IPP-like mechanism for loading the 'best' implementation for the specific GPU arhcitecture ?

Is there a way to instruct the NVCC compiler to compile for different compute capabilities and then at runtime automatically the best implementation is loaded by the GPU driver, depending on the compute capability of the GPU ?
E.g. in the Intel performance primitives (IPP) library a similar mechanism is implemented (but by the library developers itself).

So i have different implementations e.g. for fermi architecture (CC 2.0) and prior architectures (< CC 2.0) in the source code files via

#if (CUDA_ARCH < 200)
// kernel implementation for compute cability < 2.0
#else
// kernel implementation for compute cability >= 2.0
#endif

and would like to get rid of manually checking the CC of the device on which the kernel is executed and then calling the approbiate kernel.

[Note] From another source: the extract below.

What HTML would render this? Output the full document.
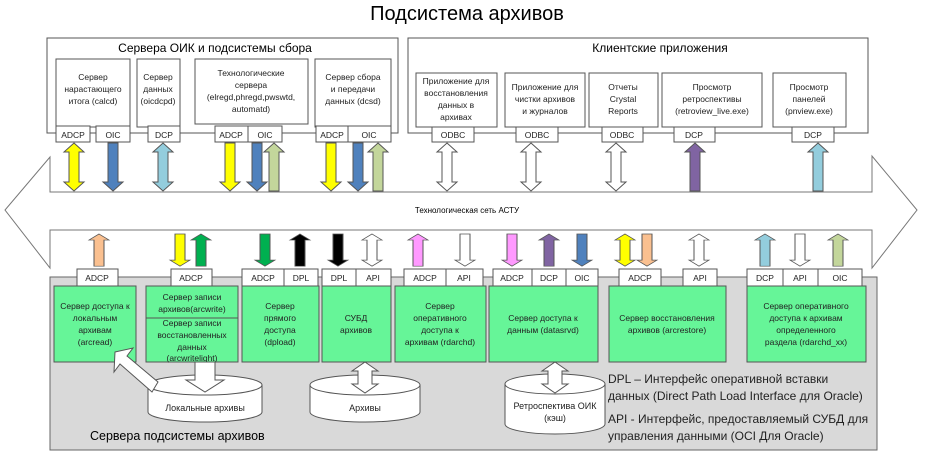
<!DOCTYPE html>
<html><head><meta charset="utf-8"><style>
body{margin:0;background:#fff}
svg{display:block;font-family:"Liberation Sans","Noto Sans CJK SC",sans-serif}
</style></head><body>
<svg width="934" height="458" viewBox="0 0 934 458" xmlns="http://www.w3.org/2000/svg">
<defs>
<path id="up" d="M0,0 L10,9 L5,9 L5,48 L-5,48 L-5,9 L-10,9 Z"/>
<path id="dn" d="M0,48 L10,39 L5,39 L5,0 L-5,0 L-5,39 L-10,39 Z"/>
<path id="db" d="M0,0 L10,9 L5,9 L5,39 L10,39 L0,48 L-10,39 L-5,39 L-5,9 L-10,9 Z"/>
</defs>
<text x="467" y="20" font-size="20" text-anchor="middle">Подсистема архивов</text>

<path d="M50,192 L50,157 L5,210 L50,268 L50,230 L872,230 L872,268 L917,210 L872,156 L872,192 Z" fill="#fff" stroke="#777" stroke-width="1"/>
<text x="467" y="213" font-size="8" text-anchor="middle">Технологическая сеть АСТУ</text>

<g stroke="#555" stroke-width="1" fill="#fff">
<rect x="47" y="38" width="351" height="95"/>
<rect x="408" y="38" width="460" height="95"/>
<rect x="56" y="59" width="74" height="68"/>
<rect x="137" y="59" width="43" height="68"/>
<rect x="195" y="59" width="113" height="65"/>
<rect x="315" y="59" width="76" height="68"/>
<rect x="56" y="126" width="34" height="16"/><rect x="96" y="126" width="34" height="16"/>
<rect x="148" y="126" width="32" height="16"/>
<rect x="215" y="126" width="33" height="16"/><rect x="248" y="126" width="34" height="16"/>
<rect x="316" y="126" width="32" height="16"/><rect x="348" y="126" width="43" height="16"/>
<rect x="416" y="73" width="81" height="54"/>
<rect x="505" y="73" width="80" height="54"/>
<rect x="589" y="73" width="69" height="54"/>
<rect x="662" y="73" width="100" height="54"/>
<rect x="773" y="73" width="73" height="54"/>
<rect x="432" y="127" width="42" height="15"/>
<rect x="516" y="127" width="42" height="15"/>
<rect x="602" y="127" width="41" height="15"/>
<rect x="674" y="127" width="41" height="15"/>
<rect x="792" y="127" width="42" height="15"/>
</g>
<g font-size="12" text-anchor="middle"><text x="215" y="52">Сервера ОИК и подсистемы сбора</text><text x="660" y="52">Клиентские приложения</text></g>
<g font-size="8.5" text-anchor="middle" fill="#222">
<text x="93" y="80">Сервер</text><text x="93" y="92">нарастающего</text><text x="93" y="104">итога (calcd)</text>
<text x="158" y="80">Сервер</text><text x="158" y="92">данных</text><text x="158" y="104">(oicdcpd)</text>
<text x="251" y="76">Технологические</text><text x="251" y="88">сервера</text><text x="251" y="100">(elregd,phregd,pwswtd,</text><text x="251" y="112">automatd)</text>
<text x="353" y="80">Сервер сбора</text><text x="353" y="92">и передачи</text><text x="353" y="104">данных (dcsd)</text>
<text x="456" y="84">Приложение для</text><text x="456" y="96">восстановления</text><text x="456" y="108">данных в</text><text x="456" y="120">архивах</text>
<text x="545" y="90">Приложение для</text><text x="545" y="102">чистки архивов</text><text x="545" y="114">и журналов</text>
<text x="623" y="90">Отчеты</text><text x="623" y="102">Crystal</text><text x="623" y="114">Reports</text>
<text x="712" y="90">Просмотр</text><text x="712" y="102">ретроспективы</text><text x="712" y="114">(retroview_live.exe)</text>
<text x="809" y="90">Просмотр</text><text x="809" y="102">панелей</text><text x="809" y="114">(pnview.exe)</text>
<text x="73" y="138">ADCP</text><text x="113" y="138">OIC</text><text x="164" y="138">DCP</text>
<text x="231" y="138">ADCP</text><text x="265" y="138">OIC</text><text x="332" y="138">ADCP</text><text x="369" y="138">OIC</text>
<text x="453" y="138">ODBC</text><text x="537" y="138">ODBC</text><text x="622" y="138">ODBC</text><text x="694" y="138">DCP</text><text x="813" y="138">DCP</text>
</g>
<g stroke="#555" stroke-width="1">
<use href="#db" transform="translate(74,143)" fill="#ffff00"/>
<use href="#dn" transform="translate(113,143)" fill="#4f81bd"/>
<use href="#db" transform="translate(163,143)" fill="#93cddd"/>
<use href="#dn" transform="translate(230,143)" fill="#ffff00"/>
<use href="#dn" transform="translate(257,143)" fill="#4f81bd"/>
<use href="#up" transform="translate(274,143)" fill="#c3d69b"/>
<use href="#dn" transform="translate(331,143)" fill="#ffff00"/>
<use href="#dn" transform="translate(358,143)" fill="#4f81bd"/>
<use href="#up" transform="translate(378,143)" fill="#c3d69b"/>
<use href="#db" transform="translate(447,143)" fill="#fff"/>
<use href="#db" transform="translate(531,143)" fill="#fff"/>
<use href="#db" transform="translate(616,143)" fill="#fff"/>
<use href="#up" transform="translate(695,143)" fill="#8064a2"/>
<use href="#up" transform="translate(818,143)" fill="#93cddd"/>
</g>

<rect x="50" y="277" width="827" height="173" fill="#d9d9d9" stroke="#666"/>
<g stroke="#555" fill="#fff">
<rect x="77" y="269" width="41" height="17"/>
<rect x="171" y="269" width="41" height="17"/>
<rect x="242" y="269" width="42" height="17"/><rect x="284" y="269" width="34" height="17"/>
<rect x="322" y="269" width="34" height="17"/><rect x="356" y="269" width="35" height="17"/>
<rect x="404" y="269" width="42" height="17"/><rect x="446" y="269" width="37" height="17"/>
<rect x="493" y="269" width="39" height="17"/><rect x="532" y="269" width="34" height="17"/><rect x="566" y="269" width="32" height="17"/>
<rect x="619" y="269" width="42" height="17"/>
<rect x="683" y="269" width="34" height="17"/>
<rect x="747" y="269" width="36" height="17"/><rect x="783" y="269" width="35" height="17"/><rect x="818" y="269" width="44" height="17"/>
</g>
<g stroke="#555" fill="#66f598">
<rect x="54" y="286" width="82" height="76"/>
<rect x="146" y="286" width="92" height="76"/>
<rect x="242" y="286" width="77" height="76"/>
<rect x="322" y="286" width="69" height="76"/>
<rect x="395" y="286" width="91" height="76"/>
<rect x="489" y="286" width="109" height="76"/>
<rect x="609" y="286" width="117" height="76"/>
<rect x="747" y="286" width="119" height="76"/>
</g>
<line x1="146" y1="318" x2="238" y2="318" stroke="#555"/>
<g font-size="8.5" text-anchor="middle" fill="#222">
<text x="97" y="281">ADCP</text><text x="191" y="281">ADCP</text><text x="263" y="281">ADCP</text><text x="301" y="281">DPL</text>
<text x="339" y="281">DPL</text><text x="373" y="281">API</text><text x="425" y="281">ADCP</text><text x="464" y="281">API</text>
<text x="512" y="281">ADCP</text><text x="549" y="281">DCP</text><text x="582" y="281">OIC</text><text x="640" y="281">ADCP</text>
<text x="700" y="281">API</text><text x="765" y="281">DCP</text><text x="800" y="281">API</text><text x="840" y="281">OIC</text>
<text x="95" y="309">Сервер доступа к</text><text x="95" y="321">локальным</text><text x="95" y="333">архивам</text><text x="95" y="345">(arcread)</text>
<text x="192" y="300">Сервер записи</text><text x="192" y="312">архивов(arcwrite)</text>
<text x="192" y="326">Сервер записи</text><text x="192" y="338">восстановленных</text><text x="192" y="350">данных</text><text x="192" y="361">(arcwritelight)</text>
<text x="280" y="309">Сервер</text><text x="280" y="321">прямого</text><text x="280" y="333">доступа</text><text x="280" y="345">(dpload)</text>
<text x="356" y="321">СУБД</text><text x="356" y="333">архивов</text>
<text x="440" y="309">Сервер</text><text x="440" y="321">оперативного</text><text x="440" y="333">доступа к</text><text x="440" y="345">архивам (rdarchd)</text>
<text x="543" y="321">Сервер доступа к</text><text x="543" y="333">данным (datasrvd)</text>
<text x="667" y="321">Сервер восстановления</text><text x="667" y="333">архивов (arcrestore)</text>
<text x="806" y="309">Сервер оперативного</text><text x="806" y="321">доступа к архивам</text><text x="806" y="333">определенного</text><text x="806" y="345">раздела (rdarchd_xx)</text>
</g>
<g stroke="#555" stroke-width="1">
<use href="#up" transform="translate(99,234) scale(1,0.67)" fill="#fac090"/>
<use href="#dn" transform="translate(180,234) scale(1,0.67)" fill="#ffff00"/>
<use href="#up" transform="translate(201,234) scale(1,0.67)" fill="#00b050"/>
<use href="#dn" transform="translate(265,234) scale(1,0.67)" fill="#00b050"/>
<use href="#up" transform="translate(300,234) scale(1,0.67)" fill="#000"/>
<use href="#dn" transform="translate(338,234) scale(1,0.67)" fill="#000"/>
<use href="#db" transform="translate(372,234) scale(1,0.67)" fill="#fff"/>
<use href="#up" transform="translate(418,234) scale(1,0.67)" fill="#ff99ff"/>
<use href="#dn" transform="translate(465,234) scale(1,0.67)" fill="#fff"/>
<use href="#dn" transform="translate(512,234) scale(1,0.67)" fill="#ff99ff"/>
<use href="#up" transform="translate(549,234) scale(1,0.67)" fill="#8064a2"/>
<use href="#dn" transform="translate(582,234) scale(1,0.67)" fill="#4f81bd"/>
<use href="#db" transform="translate(625,234) scale(1,0.67)" fill="#ffff00"/>
<use href="#dn" transform="translate(647,234) scale(1,0.67)" fill="#fac090"/>
<use href="#db" transform="translate(699,234) scale(1,0.67)" fill="#fff"/>
<use href="#up" transform="translate(765,234) scale(1,0.67)" fill="#93cddd"/>
<use href="#dn" transform="translate(800,234) scale(1,0.67)" fill="#fff"/>
<use href="#up" transform="translate(838,234) scale(1,0.67)" fill="#c3d69b"/>
</g>
<g stroke="#555" fill="#fff">
<path d="M148,385 L148,412 A57,10 0 0 0 262,412 L262,385"/>
<ellipse cx="205" cy="385" rx="57" ry="10"/>
<path d="M310,385 L310,412 A55,10 0 0 0 420,412 L420,385"/>
<ellipse cx="365" cy="385" rx="55" ry="10"/>
<path d="M505,384 L505,424 A50,10 0 0 0 605,424 L605,384"/>
<ellipse cx="555" cy="384" rx="50" ry="10"/>
<path d="M195,362 L215,362 L215,380 L224,380 L205,392 L186,380 L195,380 Z"/>
<path d="M365,362 L378,371 L372,371 L372,384 L378,384 L365,393 L352,384 L358,384 L358,371 L352,371 Z"/>
<path d="M555,362 L568,371 L562,371 L562,384 L568,384 L555,393 L542,384 L548,384 L548,371 L542,371 Z"/>
<path d="M115,352 L133,348 L127,356 L158,382 L152,392 L120,364 L114,372 Z"/>
</g>
<g font-size="9" text-anchor="middle" fill="#222">
<text x="205" y="411">Локальные архивы</text>
<text x="365" y="411">Архивы</text>
<text x="555" y="409">Ретроспектива ОИК</text><text x="555" y="421">(кэш)</text>
</g>
<text x="90" y="440" font-size="12.5">Сервера подсистемы архивов</text>
<g font-size="12" fill="#222">
<text x="608" y="383">DPL – Интерфейс оперативной вставки</text>
<text x="608" y="400">данных (Direct Path Load Interface для Oracle)</text>
<text x="608" y="423">API - Интерфейс, предоставляемый СУБД для</text>
<text x="608" y="440">управления данными (OCI Для Oracle)</text>
</g>
</svg>
</body></html>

Using #if (CUDA_ARCH < 200) works if the kernel takes the same arguments, but sometimes you need to change the algorithm slightly between implementations. For that, implement an _sm20 and _sm10 version of your kernel, use #if (CUDA_ARCH >= 200) just to get the _sm20 one to compile, and use the device properties of the current GPU to determine which code path to take.

Look at the [font=“Courier New”]–generate-code arch=xx,code=yy[/font] option to nvcc to generate fat binaries for multiple GPU architectures (giving the option multiple times will cause multiple compiler invocations, one for each architecture). The best fit for the actual GPU will then automatically be selected at runtime.